On the other hand, if you are picky about people interacting directly with the database without following a certain set of ground rules, having this abstraction class on top of ORM might fit the bill.

So, as a freelancer working alone, trying to meet tough deadlines and beat the competition, I can see myself appreciating just a few small layers of abstraction with the DB and ORM class. But on a large project with several teammates, where it's already established that there's going to be a learning curve for new devs because this is a large project, then I can see the advantage of your abstraction suggestion to extend the ORM class.

Re: Rolling Your Own ORM

Posted: Fri Dec 05, 2008 11:02 am
by Christopher
volomike wrote:To me, raising up to this level of abstraction introduces a longer timeline on completing projects.
If you consider typing your one line much more time consuming that my four, then yes. But if you put your line more than one place in the application -- and need to change it -- now I am saving time over you. In my experience, changes are what cut into my profit.

Re: Rolling Your Own ORM

Posted: Fri Dec 05, 2008 11:21 am
by Eran
To me, raising up to this level of abstraction introduces a longer timeline on completing projects.
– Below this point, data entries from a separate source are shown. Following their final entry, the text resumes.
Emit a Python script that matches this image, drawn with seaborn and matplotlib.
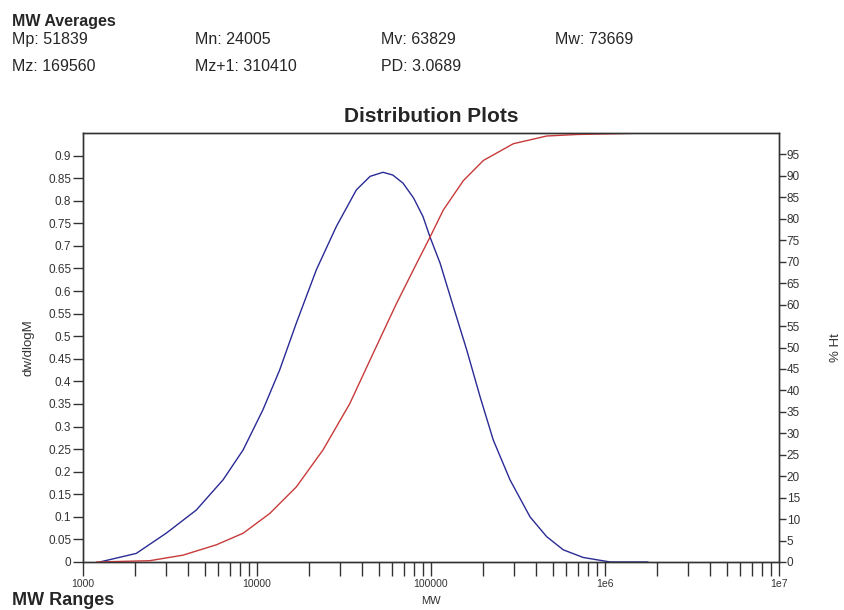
import numpy as np
import pandas as pd
import matplotlib
matplotlib.use("Agg")
import matplotlib.pyplot as plt
import seaborn as sns

# MW averages shown in the header
averages = [["Mp: 51839", "Mn: 24005", "Mv: 63829", "Mw: 73669"],
            ["Mz: 169560", "Mz+1: 310410", "PD: 3.0689"]]

# dw/dlogM curve (blue, left axis)
dw_mw = [1247, 2023, 3013, 4477, 6383, 8318, 10814, 13490, 16827, 21928, 28576,
         37239, 44668, 52966, 60256, 69024, 79433, 89950, 98628, 112720, 134276,
         160325, 191426, 228034, 284446, 370681, 462381, 575440, 749894, 1071519,
         1766038]
dw_val = [0.000, 0.019, 0.064, 0.115, 0.182, 0.248, 0.337, 0.425, 0.529, 0.647, 0.743,
          0.824, 0.854, 0.863, 0.857, 0.839, 0.806, 0.765, 0.720, 0.662, 0.566,
          0.470, 0.366, 0.270, 0.182, 0.100, 0.056, 0.027, 0.010, 0.000,
          0.000]

# cumulative % Ht curve (red, right axis)
cum_mw = [1194, 2415, 3758, 5834, 8318, 11830, 16827, 23933, 34119, 46452, 63241,
          82414, 98628, 117490, 153462, 199986, 297167, 462381, 687068, 1766038]
cum_pct = [0.0, 0.3, 1.6, 4.0, 6.7, 11.3, 17.5, 26.1, 36.9, 48.6, 60.2,
           69.5, 75.7, 82.0, 88.9, 93.6, 97.5, 99.3, 99.65, 100.0]

x_ticks = [1000, 10000, 100000, 1000000, 10000000]
x_labels = ["1000", "10000", "100000", "1e6", "1e7"]

sns.set_style("ticks")
plt.rcParams["font.family"] = ["Liberation Sans", "DejaVu Sans"]

fig = plt.figure(figsize=(8.44, 6.10), dpi=100)
ax = fig.add_axes([83 / 844, 48 / 610, 696 / 844, 429 / 610])
ax2 = ax.twinx()

df_dw = pd.DataFrame({"MW": dw_mw, "dw": dw_val})
df_cum = pd.DataFrame({"MW": cum_mw, "pct": cum_pct})

sns.lineplot(data=df_dw, x="MW", y="dw", ax=ax, color="#2a2a96", linewidth=1.0)
sns.lineplot(data=df_cum, x="MW", y="pct", ax=ax2, color="#c83a3a", linewidth=1.0)

for a in (ax, ax2):
    a.set_xscale("log")
    a.set_xlim(1000, 1e7)
    for s in a.spines.values():
        s.set_color("#333333")
        s.set_linewidth(1.0)

ax.set_ylim(0, 0.95)
ax2.set_ylim(0, 100)

ax.set_xticks(x_ticks)
ax.set_xticklabels(x_labels)
ax.xaxis.set_minor_locator(matplotlib.ticker.LogLocator(base=10, subs=np.arange(2, 10)))
ax.xaxis.set_minor_formatter(matplotlib.ticker.NullFormatter())

yt = np.round(np.arange(0, 0.91, 0.05), 2)
ax.set_yticks(yt)
ax.set_yticklabels(["0"] + [("%g" % v) for v in yt[1:]])
ax2.set_yticks(np.arange(0, 96, 5))

ax.tick_params(axis="x", which="both", direction="out", length=10, width=1,
               color="#333333", labelsize=7.5, labelcolor="#333333", pad=2.5)
ax.tick_params(axis="y", direction="out", length=7, width=1, color="#333333",
               labelsize=8.5, labelcolor="#333333", pad=1.5)
ax2.tick_params(axis="y", direction="out", length=5, width=1, color="#333333",
                labelsize=8.5, labelcolor="#333333", pad=0.5)

ax.set_xlabel("MW", fontsize=8, color="#333333", labelpad=4.5)
ax.set_ylabel("dw/dlogM", fontsize=9.5, color="#333333", labelpad=10)
ax2.set_ylabel("% Ht", fontsize=9.5, color="#333333", labelpad=22)
ax.set_title("Distribution Plots", fontsize=15, fontweight="bold", pad=8)

fig.text(12 / 844, 1 - 26 / 610, "MW Averages", fontsize=11.5, fontweight="bold", va="baseline")
cols = [12, 195, 381, 555]
rows = [44, 71]
for r, row in enumerate(averages):
    for c, txt in enumerate(row):
        fig.text(cols[c] / 844, 1 - rows[r] / 610, txt, fontsize=11.5, va="baseline")
fig.text(12 / 844, 1 - 605 / 610, "MW Ranges", fontsize=13, fontweight="bold", va="baseline")

fig.savefig("out.png", dpi=100)
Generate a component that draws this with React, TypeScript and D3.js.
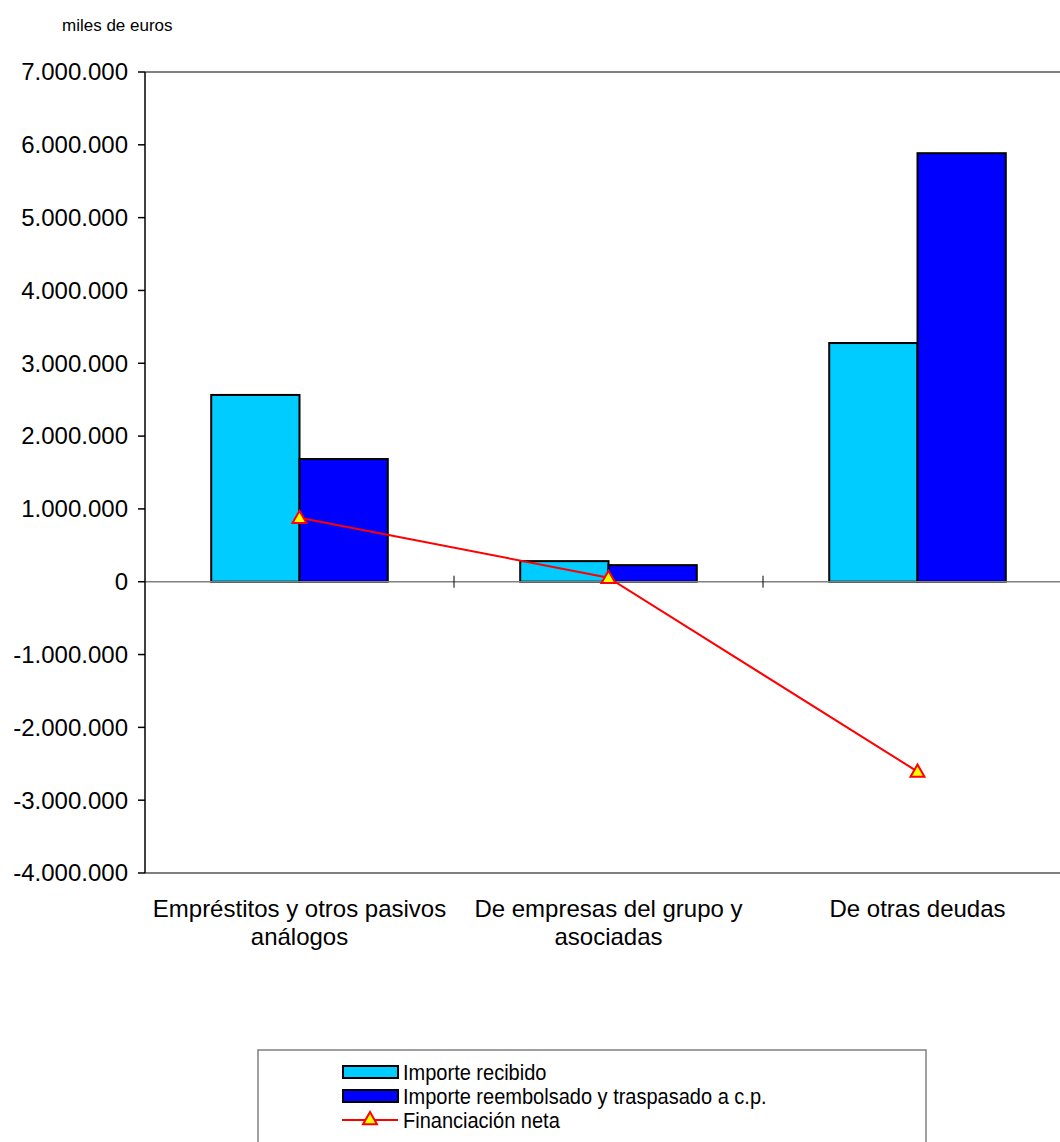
import { useMemo } from "react";
import * as d3 from "d3";

const WIDTH = 1060;
const HEIGHT = 1142;
const PLOT = { left: 145, right: 1072, top: 72, bottom: 873 };

const categories = [
  ["Empréstitos y otros pasivos", "análogos"],
  ["De empresas del grupo y", "asociadas"],
  ["De otras deudas"],
];
const recibido = [2565000, 283000, 3278000];
const reembolsado = [1685000, 228000, 5885000];
const neta = [880000, 55000, -2607000];
const yTicks = [7000000, 6000000, 5000000, 4000000, 3000000, 2000000, 1000000, 0, -1000000, -2000000, -3000000, -4000000];

const seriesNames = ["Importe recibido", "Importe reembolsado y traspasado a c.p.", "Financiación neta"];
const COLORS = { recibido: "#00CCFF", reembolsado: "#0000FF", line: "#FF0000", marker: "#FFFF00" };

const FONT = "Liberation Sans, Arial, sans-serif";

const fmt = (v: number) => {
  if (v === 0) return "0";
  const s = Math.abs(v).toString().replace(/\B(?=(\d{3})+(?!\d))/g, ".");
  return (v < 0 ? "-" : "") + s;
};

const triangle = (cx: number, cy: number, r: number) =>
  `M${cx},${cy - r} L${cx + r},${cy + r * 0.75} L${cx - r},${cy + r * 0.75} Z`;

export default function App() {
  const idx = categories.map((_, i) => i);

  const xScale = useMemo(
    () => d3.scaleBand<number>().domain(idx).range([PLOT.left, PLOT.right]).paddingInner(0).paddingOuter(0),
    []
  );
  const yScale = useMemo(
    () => d3.scaleLinear().domain([-4000000, 7000000]).range([PLOT.bottom, PLOT.top]),
    []
  );

  const step = xScale.bandwidth();
  const barW = step / 3.5; // gap width 150%
  const y0 = yScale(0);

  const center = (i: number) => (xScale(i) as number) + step / 2;

  const line = d3
    .line<number>()
    .x((_, i) => center(i))
    .y((d) => yScale(d));

  return (
    <svg
      width={WIDTH}
      height={HEIGHT}
      style={{ position: "absolute", left: 0, top: 0, background: "#fff" }}
      fontFamily={FONT}
    >
      <text x={62} y={25} dy="0.35em" fontSize={17} fill="#000">
        miles de euros
      </text>

      {/* plot area border lines */}
      <line x1={PLOT.left} x2={WIDTH} y1={PLOT.top} y2={PLOT.top} stroke="#808080" strokeWidth={2} />
      <line x1={PLOT.left} x2={WIDTH} y1={PLOT.bottom} y2={PLOT.bottom} stroke="#808080" strokeWidth={2} />

      {/* bars */}
      {idx.map((i) => {
        const x = center(i) - barW;
        return (
          <g key={i}>
            <rect
              x={x}
              width={barW}
              y={Math.min(yScale(recibido[i]), y0)}
              height={Math.abs(y0 - yScale(recibido[i]))}
              fill={COLORS.recibido}
              stroke="#000"
              strokeWidth={2}
            />
            <rect
              x={x + barW}
              width={barW}
              y={Math.min(yScale(reembolsado[i]), y0)}
              height={Math.abs(y0 - yScale(reembolsado[i]))}
              fill={COLORS.reembolsado}
              stroke="#000"
              strokeWidth={2}
            />
          </g>
        );
      })}

      {/* zero line + category ticks */}
      <line x1={PLOT.left} x2={WIDTH} y1={y0} y2={y0} stroke="#808080" strokeWidth={1.5} />
      {idx.slice(1).map((i) => (
        <line key={i} x1={xScale(i)} x2={xScale(i)} y1={y0 - 6} y2={y0 + 6} stroke="#000" strokeWidth={1} />
      ))}

      {/* y axis */}
      <line x1={PLOT.left} x2={PLOT.left} y1={PLOT.top} y2={PLOT.bottom} stroke="#000" strokeWidth={1.5} />
      {yTicks.map((t) => (
        <g key={t}>
          <line x1={PLOT.left - 7} x2={PLOT.left} y1={yScale(t)} y2={yScale(t)} stroke="#000" strokeWidth={1.5} />
          <text x={128} y={yScale(t)} dy="0.35em" textAnchor="end" fontSize={24} fill="#000">
            {fmt(t)}
          </text>
        </g>
      ))}

      {/* net line */}
      <path d={line(neta) ?? ""} fill="none" stroke={COLORS.line} strokeWidth={2} />
      {neta.map((v, i) => (
        <path key={i} d={triangle(center(i), yScale(v), 7)} fill={COLORS.marker} stroke={COLORS.line} strokeWidth={2} />
      ))}

      {/* category labels */}
      {categories.map((lines, i) => (
        <text key={i} textAnchor="middle" fontSize={24} fill="#000">
          {lines.map((l, j) => (
            <tspan key={j} x={center(i)} y={909 + j * 28} dy="0.35em">
              {l}
            </tspan>
          ))}
        </text>
      ))}

      {/* legend */}
      <rect x={258} y={1050} width={668} height={110} fill="#fff" stroke="#808080" strokeWidth={1.5} />
      <rect x={343} y={1066} width={55} height={12} fill={COLORS.recibido} stroke="#000" strokeWidth={2} />
      <rect x={343} y={1090} width={55} height={12} fill={COLORS.reembolsado} stroke="#000" strokeWidth={2} />
      <line x1={342} x2={398} y1={1120} y2={1120} stroke={COLORS.line} strokeWidth={2} />
      <path d={triangle(370, 1119, 7)} fill={COLORS.marker} stroke={COLORS.line} strokeWidth={2} />
      {seriesNames.map((n, i) => (
        <text
          key={n}
          transform={`translate(403, ${1072 + i * 24}) scale(0.91, 1)`}
          dy="0.35em"
          fontSize={22}
          fill="#000"
        >
          {n}
        </text>
      ))}
    </svg>
  );
}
I mean, I'd have to create a class for every meaningful, frequently-used table in my database design, and make it extend the ORM class.
This is actually the most common usage of ORM and other database table abstractions. This kind of class is called a Domain model, and repesents an entity in your application domain. Models become containers for logic associated with them, creating a natural scope for encapsulating domain logic.